At the end The President said that “rigorous science depends not on ideology, but on a spirit of honest inquiry and robust debate.”
For those who believe we’re already through the looking glass and in a Bizarro World where up is down, down is up and “Us love ugliness,” I can offer you little solace.
As people marched across the country this past weekend, the President who has slashed the EPA, scientific research and muffled the voices of those who warn about global change, praised science, research and robust debate – as long as it agrees with him I suppose.
By Monday the problems with science were long forgotten in the White House press room as the controversy with General Michael Flynn again reared its head, the president spoke about tax cuts many think will only help the richest Americans, and the commerce secretary levied a 20 percent tariff on imported Canadian soft lumber – which may or may not cause new house prices to rise and which may or may not create more jobs in the United States.
At this point it is extremely difficult to discern fact from fiction – idea or appearance from reality. With apologies to T.S Eliot – life indeed seems long but I don’t think there will be time to prepare a face to meet the faces that you meet.
That time is now.
The battle against science is disturbing on many levels – but it is the subversion of a process by which we understand our universe better that is the most frightening of all considerations.
Those against science prefer to frame the argument as a battle of absolutes – and that isn’t the case.
The battle to accept scientific thinking isn’t a case of religion versus science.

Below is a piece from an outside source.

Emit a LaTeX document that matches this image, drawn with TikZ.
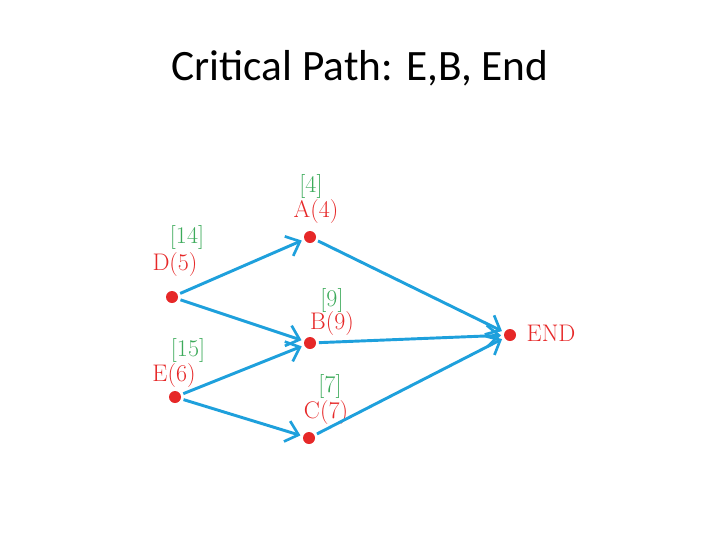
\documentclass[tikz,border=0pt]{standalone}
\usepackage{fontspec}
\newfontfamily\titlefont{Carlito}
\usetikzlibrary{arrows.meta}
\definecolor{arrblue}{RGB}{30,160,220}
\definecolor{dotred}{RGB}{230,40,40}
\definecolor{lblgreen}{RGB}{60,170,90}
\tikzset{
  dot/.style={circle,fill=dotred,inner sep=0pt,minimum size=9pt},
  conn/.style={arrblue,line width=2.2pt,-{Straight Barb[length=9pt,width=16pt,line width=2pt]},shorten >=2pt,shorten <=2pt},
  wt/.style={text=lblgreen,font=\fontsize{18}{18}\selectfont},
  nm/.style={text=dotred,font=\fontsize{18}{18}\selectfont},
}
\begin{document}
\begin{tikzpicture}[x=0.75pt,y=-0.75pt]
\useasboundingbox (0,0) rectangle (720,540);
\node[font=\titlefont\fontsize{32.5}{32.5}\selectfont] (title) at (360,68) {Critical Path: E,B, End};
\node[dot] (D) at (172,297) {};
\node[dot] (A) at (310,237) {};
\node[dot] (B) at (310,343) {};
\node[dot] (E) at (175,397) {};
\node[dot] (C) at (309,438) {};
\node[dot] (END) at (510,335) {};
\node[wt] (wA) at (311,186) {[4]};
\node[nm] (nA) at (316,212) {A(4)};
\node[wt] (wD) at (187,237) {[14]};
\node[nm] (nD) at (175,265) {D(5)};
\node[wt] (wB) at (332,300) {[9]};
\node[nm] (nB) at (332,324) {B(9)};
\node[wt] (wE) at (188,350) {[15]};
\node[nm] (nE) at (174,376) {E(6)};
\node[wt] (wC) at (330,386) {[7]};
\node[nm] (nC) at (326,413) {C(7)};
\node[nm,anchor=west] (nEND) at (522,333) {END};
\draw[conn] (D) -- (A);
\draw[conn] (D) -- (B);
\draw[conn] (E) -- (B);
\draw[conn] (E) -- (C);
\draw[conn] (A) -- (END);
\draw[conn] (B) -- (END);
\draw[conn] (C) -- (END);
\end{tikzpicture}
\end{document}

It’s a matter of education and understanding versus ignorance and fear of the unknown.
Religion isn’t the enemy of science nor is science the enemy of religion.
“I am convinced that solving the problems before us requires robust public support for research. And, I will participate as an expression of my Christian faith,” Tim Ritchie, the president and CEO of the Tech Museum of Innovation in San Jose California said of the March for Science.
Scientific research and the scientific method face a continuing challenge as those who manipulate the language for political ends do so to stifle scientific research while preaching the needs of scientific advancement.
Last week President Trump enthusiastically encouraged NASA to get to Mars before the 2030 deadline his administration has already set for the event.
If you continue to slash research budgets how do you anticipate we will get there – in a rubber band powered glider?